What to work on - Search the material below for the word "chart" and copy every line in which it occurs.

Data provided -
■ ■ ■ ■
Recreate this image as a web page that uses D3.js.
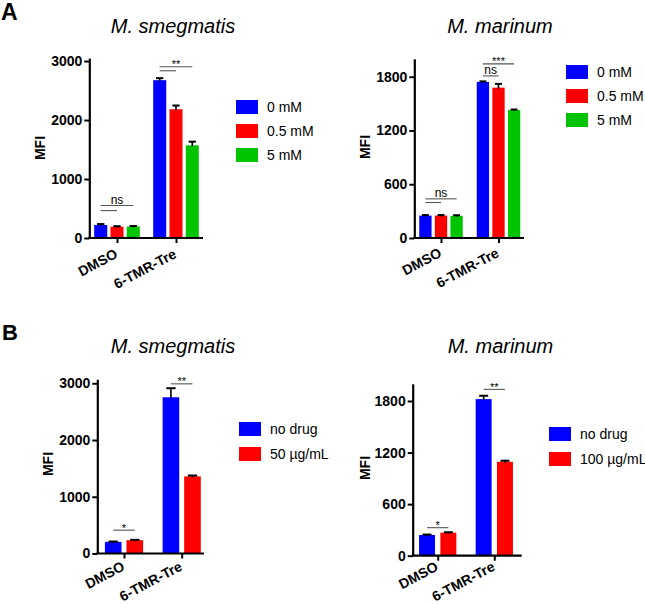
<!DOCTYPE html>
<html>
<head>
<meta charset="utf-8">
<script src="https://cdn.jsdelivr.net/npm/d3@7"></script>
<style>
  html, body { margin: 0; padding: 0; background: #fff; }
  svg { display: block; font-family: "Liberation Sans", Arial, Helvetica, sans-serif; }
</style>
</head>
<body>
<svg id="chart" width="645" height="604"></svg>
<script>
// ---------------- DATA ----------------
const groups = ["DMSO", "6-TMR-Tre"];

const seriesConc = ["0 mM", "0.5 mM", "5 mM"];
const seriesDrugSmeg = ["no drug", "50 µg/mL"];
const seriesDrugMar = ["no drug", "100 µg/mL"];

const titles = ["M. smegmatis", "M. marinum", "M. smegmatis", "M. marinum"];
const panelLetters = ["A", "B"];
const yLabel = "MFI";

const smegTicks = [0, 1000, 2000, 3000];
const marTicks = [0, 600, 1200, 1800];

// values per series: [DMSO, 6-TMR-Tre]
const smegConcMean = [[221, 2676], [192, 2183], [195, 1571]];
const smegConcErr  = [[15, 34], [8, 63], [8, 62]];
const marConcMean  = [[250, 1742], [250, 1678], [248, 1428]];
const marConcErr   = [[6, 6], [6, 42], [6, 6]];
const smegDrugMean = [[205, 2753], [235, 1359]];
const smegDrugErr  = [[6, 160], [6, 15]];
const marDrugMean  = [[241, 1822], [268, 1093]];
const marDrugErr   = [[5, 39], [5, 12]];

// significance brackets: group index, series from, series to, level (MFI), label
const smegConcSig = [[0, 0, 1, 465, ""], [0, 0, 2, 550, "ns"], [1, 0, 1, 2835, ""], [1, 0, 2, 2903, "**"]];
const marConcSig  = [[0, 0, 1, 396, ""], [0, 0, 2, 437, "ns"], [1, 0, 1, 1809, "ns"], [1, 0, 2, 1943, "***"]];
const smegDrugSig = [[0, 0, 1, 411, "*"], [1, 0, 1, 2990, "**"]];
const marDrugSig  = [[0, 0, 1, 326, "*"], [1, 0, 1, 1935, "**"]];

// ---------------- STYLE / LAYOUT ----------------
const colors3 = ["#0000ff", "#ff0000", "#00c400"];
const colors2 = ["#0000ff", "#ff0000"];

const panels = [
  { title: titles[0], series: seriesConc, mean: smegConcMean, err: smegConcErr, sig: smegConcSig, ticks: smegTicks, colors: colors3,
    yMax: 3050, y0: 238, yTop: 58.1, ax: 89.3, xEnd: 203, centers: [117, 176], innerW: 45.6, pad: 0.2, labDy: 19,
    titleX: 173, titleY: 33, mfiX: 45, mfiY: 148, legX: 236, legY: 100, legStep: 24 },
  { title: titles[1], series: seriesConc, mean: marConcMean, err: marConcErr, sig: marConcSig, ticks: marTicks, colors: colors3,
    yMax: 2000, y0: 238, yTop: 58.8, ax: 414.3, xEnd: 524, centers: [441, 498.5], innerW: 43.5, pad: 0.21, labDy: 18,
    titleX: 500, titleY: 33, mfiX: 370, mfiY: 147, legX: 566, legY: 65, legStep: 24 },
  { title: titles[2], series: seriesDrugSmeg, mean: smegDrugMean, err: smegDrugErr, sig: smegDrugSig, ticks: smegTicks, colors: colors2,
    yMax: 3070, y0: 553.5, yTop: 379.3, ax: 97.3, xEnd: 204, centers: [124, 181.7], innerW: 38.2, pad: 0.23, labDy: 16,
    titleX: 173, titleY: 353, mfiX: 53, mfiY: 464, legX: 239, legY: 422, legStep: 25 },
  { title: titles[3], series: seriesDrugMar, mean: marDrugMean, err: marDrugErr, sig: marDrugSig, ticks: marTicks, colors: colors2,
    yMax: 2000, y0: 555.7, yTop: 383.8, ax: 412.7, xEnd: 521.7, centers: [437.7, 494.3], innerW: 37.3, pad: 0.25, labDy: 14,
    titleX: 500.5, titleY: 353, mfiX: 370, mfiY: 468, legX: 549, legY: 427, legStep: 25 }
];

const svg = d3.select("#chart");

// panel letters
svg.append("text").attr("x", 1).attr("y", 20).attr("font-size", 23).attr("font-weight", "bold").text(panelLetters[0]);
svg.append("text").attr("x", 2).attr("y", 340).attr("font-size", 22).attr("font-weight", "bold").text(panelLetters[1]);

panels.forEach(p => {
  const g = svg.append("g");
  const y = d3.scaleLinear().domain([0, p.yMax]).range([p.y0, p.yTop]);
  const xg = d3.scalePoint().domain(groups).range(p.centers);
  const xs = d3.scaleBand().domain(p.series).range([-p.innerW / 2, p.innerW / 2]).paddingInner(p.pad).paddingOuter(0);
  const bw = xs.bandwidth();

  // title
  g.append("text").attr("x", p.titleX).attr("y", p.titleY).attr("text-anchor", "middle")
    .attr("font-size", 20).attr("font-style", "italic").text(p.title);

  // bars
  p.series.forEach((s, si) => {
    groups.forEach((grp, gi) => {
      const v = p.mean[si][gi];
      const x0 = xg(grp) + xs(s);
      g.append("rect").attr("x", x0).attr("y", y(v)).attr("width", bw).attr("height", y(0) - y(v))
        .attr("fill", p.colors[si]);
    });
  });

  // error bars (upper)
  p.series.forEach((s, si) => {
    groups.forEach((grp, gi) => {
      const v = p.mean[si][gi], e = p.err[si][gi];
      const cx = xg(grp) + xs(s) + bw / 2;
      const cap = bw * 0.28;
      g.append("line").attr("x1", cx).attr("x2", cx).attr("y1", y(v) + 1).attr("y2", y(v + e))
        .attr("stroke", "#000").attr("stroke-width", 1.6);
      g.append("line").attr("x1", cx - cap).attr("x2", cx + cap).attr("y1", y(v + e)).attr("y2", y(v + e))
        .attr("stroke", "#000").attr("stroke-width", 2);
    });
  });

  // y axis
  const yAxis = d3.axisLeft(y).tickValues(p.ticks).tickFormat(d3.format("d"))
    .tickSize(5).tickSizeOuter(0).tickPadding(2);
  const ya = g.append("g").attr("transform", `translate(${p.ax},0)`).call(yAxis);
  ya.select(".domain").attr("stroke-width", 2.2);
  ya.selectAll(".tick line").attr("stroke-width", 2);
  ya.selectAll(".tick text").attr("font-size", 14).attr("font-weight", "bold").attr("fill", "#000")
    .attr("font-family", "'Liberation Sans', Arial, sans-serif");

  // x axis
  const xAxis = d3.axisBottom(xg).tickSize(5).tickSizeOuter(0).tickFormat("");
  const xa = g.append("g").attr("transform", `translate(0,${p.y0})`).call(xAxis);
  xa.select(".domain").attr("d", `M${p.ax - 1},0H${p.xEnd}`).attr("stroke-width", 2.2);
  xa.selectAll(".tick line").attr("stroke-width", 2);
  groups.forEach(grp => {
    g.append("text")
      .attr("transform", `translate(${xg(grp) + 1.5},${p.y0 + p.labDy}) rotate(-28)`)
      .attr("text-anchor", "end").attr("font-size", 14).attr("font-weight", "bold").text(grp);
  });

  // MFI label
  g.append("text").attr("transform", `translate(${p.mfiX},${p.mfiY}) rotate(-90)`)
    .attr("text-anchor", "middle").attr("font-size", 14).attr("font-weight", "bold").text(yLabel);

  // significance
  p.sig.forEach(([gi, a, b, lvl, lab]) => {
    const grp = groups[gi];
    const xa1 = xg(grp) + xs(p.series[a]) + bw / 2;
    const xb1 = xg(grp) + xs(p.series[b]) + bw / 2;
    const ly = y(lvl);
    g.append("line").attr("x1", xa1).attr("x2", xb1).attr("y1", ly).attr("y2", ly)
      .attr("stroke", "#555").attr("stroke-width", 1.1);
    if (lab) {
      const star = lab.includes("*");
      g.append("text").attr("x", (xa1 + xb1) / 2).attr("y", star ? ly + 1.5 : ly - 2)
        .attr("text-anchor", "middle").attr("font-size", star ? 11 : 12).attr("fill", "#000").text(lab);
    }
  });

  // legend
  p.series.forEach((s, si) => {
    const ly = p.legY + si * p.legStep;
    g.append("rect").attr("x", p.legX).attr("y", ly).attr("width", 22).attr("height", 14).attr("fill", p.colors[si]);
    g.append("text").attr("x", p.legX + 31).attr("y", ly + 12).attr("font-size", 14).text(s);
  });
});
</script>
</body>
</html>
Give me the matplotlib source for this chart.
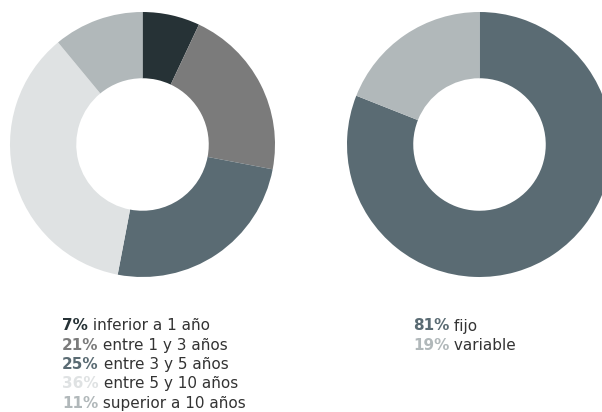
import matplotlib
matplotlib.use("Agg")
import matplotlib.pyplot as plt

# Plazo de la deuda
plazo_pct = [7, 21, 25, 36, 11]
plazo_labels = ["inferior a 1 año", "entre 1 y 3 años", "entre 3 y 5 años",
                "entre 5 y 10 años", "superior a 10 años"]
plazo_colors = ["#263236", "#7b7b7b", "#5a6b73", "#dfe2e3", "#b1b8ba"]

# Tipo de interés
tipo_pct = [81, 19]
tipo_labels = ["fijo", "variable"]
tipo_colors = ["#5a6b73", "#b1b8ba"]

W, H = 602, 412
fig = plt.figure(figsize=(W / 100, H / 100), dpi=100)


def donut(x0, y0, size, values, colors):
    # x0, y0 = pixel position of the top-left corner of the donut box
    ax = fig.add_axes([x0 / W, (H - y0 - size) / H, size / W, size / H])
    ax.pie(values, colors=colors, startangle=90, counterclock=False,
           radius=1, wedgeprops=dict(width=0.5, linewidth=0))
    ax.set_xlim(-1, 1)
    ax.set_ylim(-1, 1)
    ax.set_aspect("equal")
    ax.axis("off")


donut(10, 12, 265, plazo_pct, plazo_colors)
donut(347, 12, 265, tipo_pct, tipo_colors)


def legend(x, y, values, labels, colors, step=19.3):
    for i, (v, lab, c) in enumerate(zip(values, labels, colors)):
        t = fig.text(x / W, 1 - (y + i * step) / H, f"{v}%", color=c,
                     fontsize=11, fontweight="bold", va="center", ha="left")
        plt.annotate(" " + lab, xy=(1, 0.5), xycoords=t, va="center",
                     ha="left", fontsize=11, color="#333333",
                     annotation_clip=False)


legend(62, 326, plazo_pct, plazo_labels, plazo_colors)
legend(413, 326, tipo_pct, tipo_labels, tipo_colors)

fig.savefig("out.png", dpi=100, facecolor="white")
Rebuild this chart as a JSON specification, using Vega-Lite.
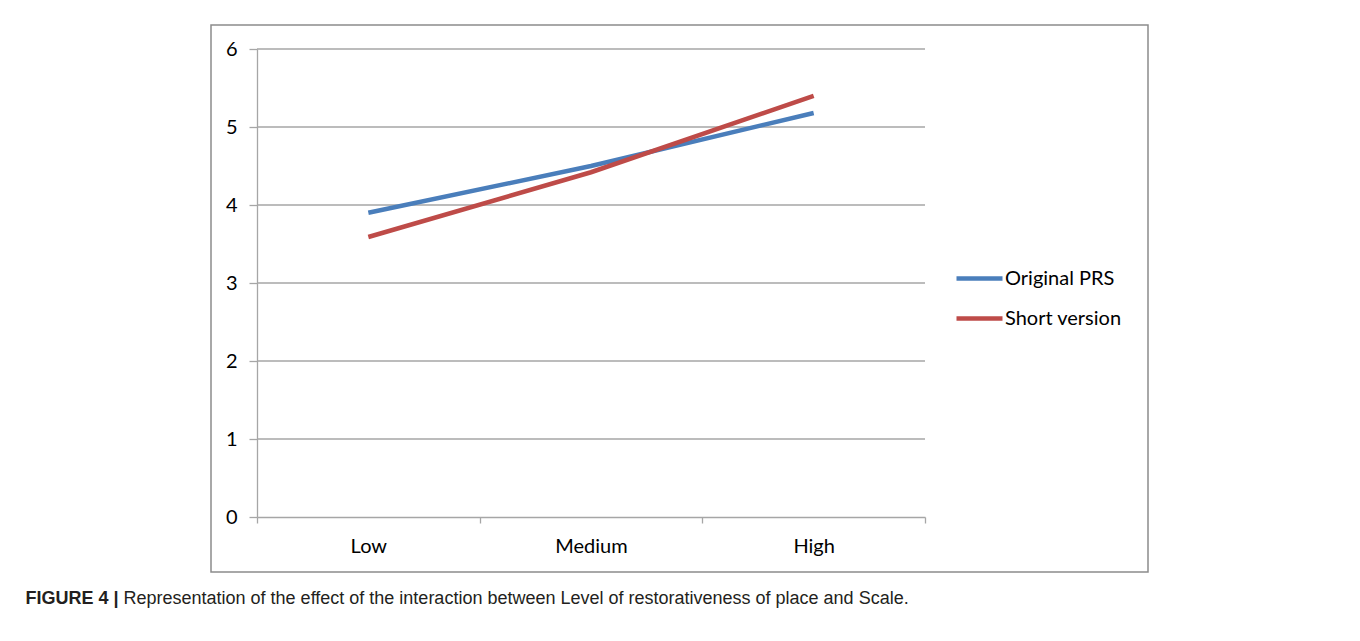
■ ■ ■ ■
Exercise answer -
<svg id="chart" width="645" height="604"></svg>
const svg = d3.select("#chart");
Give me the matplotlib source for this chart.
Rebuild this chart as a JSON specification, using Vega-Lite.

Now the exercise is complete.